Han Shaogong (韩少功 (韓少功, Hán Shàogōng); born January 1, 1953) is a Chinese novelist and fiction writer.

==Biography==
Han was born in Hunan, China. While relying on traditional Chinese culture, in particular Chinese mythology, folklore, Taoism and Buddhism as source of inspiration, he also borrows freely from Western literary techniques. As a teenager during the Cultural revolution he was labeled an ‘educated youth’ and sent to the countryside for re-education through labour. Employed at a local cultural center after 1977, he soon won recognition as an outspoken new literary talent. His early stories attacked the ultra-leftist degradation of China during the Mao era; they tended toward a slightly modernist style. However, he reemerged in the mid-1980s as the leader of an avant-garde school, the "Search for Roots" or the Xungen Movement.

==Work==
Han's major work to date is A Dictionary of Maqiao, a novel published in 1996 and translated into English in 2003. His writing is influenced by Kafka and by the magic realism of Gabriel García Márquez.
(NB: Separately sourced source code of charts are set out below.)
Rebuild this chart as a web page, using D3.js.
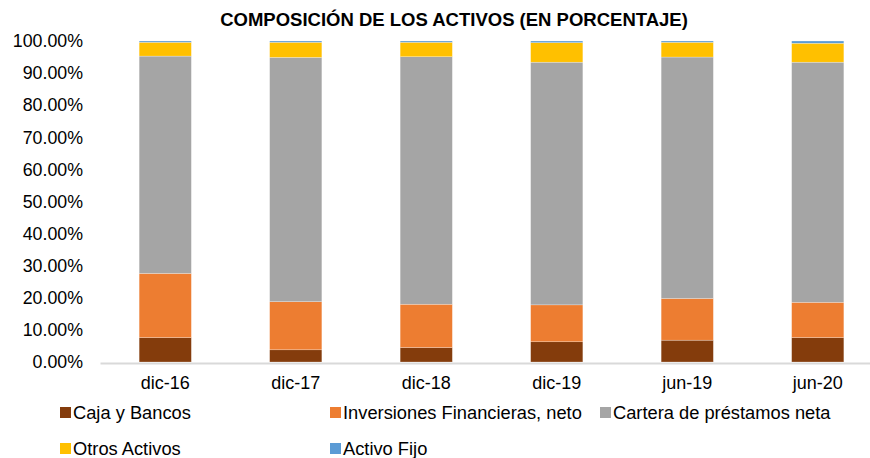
<!DOCTYPE html>
<html>
<head>
<meta charset="utf-8">
<script src="https://cdn.jsdelivr.net/npm/d3@7"></script>
<style>
  body { margin: 0; background: #fff; }
  svg { display: block; font-family: Arial, "Liberation Sans", sans-serif; }
</style>
</head>
<body>
<div id="container"></div>
<script>
const periods = ['dic-16', 'dic-17', 'dic-18', 'dic-19', 'jun-19', 'jun-20'];
const seriesNames = ['Caja y Bancos', 'Inversiones Financieras, neto', 'Cartera de préstamos neta', 'Otros Activos', 'Activo Fijo'];
const caja = [7.6, 3.8, 4.5, 6.3, 6.8, 7.6];
const inversiones = [20.0, 15.0, 13.5, 11.5, 13.0, 11.0];
const cartera = [67.7, 76.1, 77.1, 75.6, 75.2, 74.8];
const otros = [4.3, 4.7, 4.5, 6.1, 4.6, 5.9];
const activoFijo = [0.4, 0.4, 0.4, 0.5, 0.4, 0.7];
const yTicks = [0, 0.1, 0.2, 0.3, 0.4, 0.5, 0.6, 0.7, 0.8, 0.9, 1];

const colors = ['#843C0C', '#ED7D31', '#A5A5A5', '#FFC000', '#5B9BD5'];
const width = 870;
const height = 458;

// table for d3.stack
const allSeries = [caja, inversiones, cartera, otros, activoFijo];
const rows = periods.map((p, i) => {
    const row = { period: p };
    seriesNames.forEach((name, k) => { row[name] = allSeries[k][i] / 100; });
    return row;
});
const stacked = d3.stack().keys(seriesNames)(rows);

const svg = d3.select('#container').append('svg')
    .attr('width', width)
    .attr('height', height);

const x = d3.scaleBand()
    .domain(periods)
    .range([100, 883])
    .paddingInner(0.6)
    .paddingOuter(0.3);

const y = d3.scaleLinear()
    .domain([0, 1])
    .range([362, 41]);

// title
svg.append('text')
    .attr('x', 454)
    .attr('y', 26)
    .attr('text-anchor', 'middle')
    .style('font-size', '18.5px')
    .style('font-weight', 'bold')
    .attr('fill', '#000')
    .text('COMPOSICIÓN DE LOS ACTIVOS (EN PORCENTAJE)');

// y axis
const yAxis = svg.append('g')
    .attr('transform', 'translate(85,0)')
    .call(d3.axisLeft(y).tickValues(yTicks).tickFormat(d3.format('.2%')).tickSize(0).tickPadding(2));
yAxis.select('.domain').remove();
yAxis.selectAll('text')
    .style('font-size', '17.8px')
    .style('font-family', 'Arial, "Liberation Sans", sans-serif')
    .attr('fill', '#000');

// bars
svg.append('g')
    .selectAll('g')
    .data(stacked)
    .enter().append('g')
    .attr('fill', (d, i) => colors[i])
    .selectAll('rect')
    .data(d => d)
    .enter().append('rect')
    .attr('x', d => x(d.data.period))
    .attr('y', d => y(d[1]))
    .attr('width', x.bandwidth())
    .attr('height', d => y(d[0]) - y(d[1]))
    .attr('stroke', '#fff')
    .attr('stroke-opacity', 0.5)
    .attr('stroke-width', 0.5);

// x axis
const xAxis = svg.append('g')
    .attr('transform', 'translate(0,363)')
    .call(d3.axisBottom(x).tickSize(0).tickPadding(13));
xAxis.select('.domain')
    .attr('stroke', '#d9d9d9')
    .attr('stroke-width', 2);
xAxis.selectAll('text')
    .style('font-size', '18px')
    .style('font-family', 'Arial, "Liberation Sans", sans-serif')
    .attr('fill', '#000');

// legend
const legendPos = [
    { x: 60, y: 413 }, { x: 330, y: 413 }, { x: 600, y: 413 },
    { x: 60, y: 449 }, { x: 330, y: 449 }
];
const legend = svg.append('g')
    .selectAll('g')
    .data(seriesNames)
    .enter().append('g')
    .attr('transform', (d, i) => `translate(${legendPos[i].x},${legendPos[i].y})`);
legend.append('rect')
    .attr('x', 0)
    .attr('y', -6)
    .attr('width', 11)
    .attr('height', 11)
    .attr('fill', (d, i) => colors[i]);
legend.append('text')
    .attr('x', 13)
    .attr('y', 6)
    .style('font-size', '18.3px')
    .attr('fill', '#000')
    .text(d => d);
</script>
</body>
</html>
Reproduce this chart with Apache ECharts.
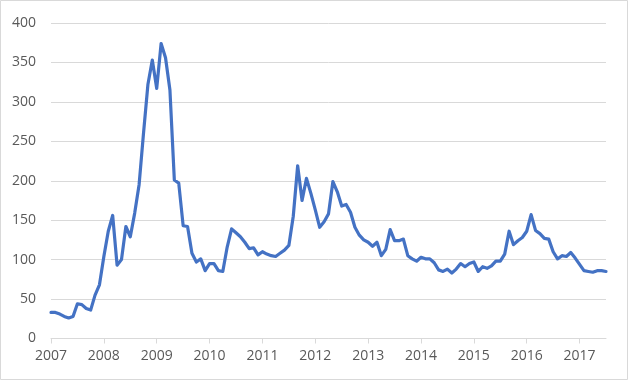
<!DOCTYPE html>
<html>
<head>
<meta charset="utf-8">
<script src="https://cdn.jsdelivr.net/npm/echarts@6/dist/echarts.min.js"></script>
<style>
html,body{margin:0;padding:0;background:#fff;}
#c{width:629px;height:381px;}
</style>
</head>
<body>
<div id="c"></div>
<script>
// Monthly values, Jan 2007 - Jul 2017
const startYear = 2007;
const values = [
  33, 33, 31, 28, 26, 28, 44, 43, 38, 36, 55, 68,
  104, 136, 156, 93, 100, 142, 129, 159, 195, 260, 322, 353,
  317, 374, 356, 315, 201, 197, 143, 142, 108, 97, 101, 86,
  95, 95, 86, 85, 116, 139, 134, 129, 122, 114, 115, 106,
  110, 107, 105, 104, 108, 112, 118, 155, 219, 175, 203, 184,
  163, 141, 148, 158, 199, 186, 168, 170, 160, 141, 131, 125,
  122, 117, 122, 105, 113, 138, 124, 124, 126, 105, 101, 98,
  103, 101, 101, 96, 87, 85, 88, 83, 88, 95, 91, 95,
  97, 85, 91, 89, 92, 98, 98, 107, 136, 119, 124, 128,
  136, 157, 137, 133, 127, 126, 110, 101, 105, 104, 109, 102,
  94, 86, 85, 84, 86, 86, 85
];
const yearTicks = [2007, 2008, 2009, 2010, 2011, 2012, 2013, 2014, 2015, 2016, 2017];
const yTicks = [0, 50, 100, 150, 200, 250, 300, 350, 400];

const seriesData = values.map((v, i) => [startYear + i / 12, v]);
const xMax = startYear + (values.length - 1) / 12;

const chart = echarts.init(document.getElementById('c'), null, {renderer: 'canvas'});
const font = '"Open Sans", "Liberation Sans", sans-serif';
chart.setOption({
  animation: false,
  backgroundColor: '#ffffff',
  graphic: [{
    type: 'rect',
    shape: {x: 0.5, y: 0.5, width: 627, height: 379},
    style: {fill: 'none', stroke: '#d9d9d9', lineWidth: 1},
    silent: true
  }],
  grid: {left: 51, right: 23, top: 23, bottom: 42.5},
  xAxis: {
    type: 'value',
    min: startYear,
    max: xMax,
    interval: 1,
    axisLine: {show: true, lineStyle: {color: '#d9d9d9', width: 1}},
    axisTick: {show: true, length: 5, customValues: yearTicks, lineStyle: {color: '#d9d9d9'}},
    axisLabel: {
      customValues: yearTicks,
      color: '#595959', fontSize: 14, fontFamily: font, margin: 11,
      formatter: v => String(Math.round(v))
    },
    splitLine: {show: false}
  },
  yAxis: {
    type: 'value',
    min: 0, max: 400, interval: 50,
    axisLine: {show: false},
    axisTick: {show: false},
    axisLabel: {
      customValues: yTicks,
      color: '#595959', fontSize: 14, fontFamily: font, margin: 15
    },
    splitLine: {show: true, lineStyle: {color: '#d9d9d9', width: 1}}
  },
  series: [{
    type: 'line',
    data: seriesData,
    showSymbol: false,
    symbol: 'none',
    lineStyle: {color: '#4472c4', width: 3.2, join: 'round', cap: 'round'},
    itemStyle: {color: '#4472c4'}
  }]
});
</script>
</body>
</html>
In 1987, he published a Chinese translation of Milan Kundera's The Unbearable Lightness of Being and edited Hainan Jishi Wenxue ("Hainan Documentary Literature"), a successful literary magazine. He has been given the French Ordre des Arts et des Lettres and with other Chinese writers visited France in 1988 at the invitation of the French Ministry of Culture. Han was invited back in 1989 but was denied permission to leave China until 1991.

Han's other works include Moon Orchid (1985), Bababa (1985), Womanwomanwoman (1985), Deserted City (1989), and Intimations (2002).

==Awards==
- In 2011 Han was awarded the Newman Prize for Chinese Literature.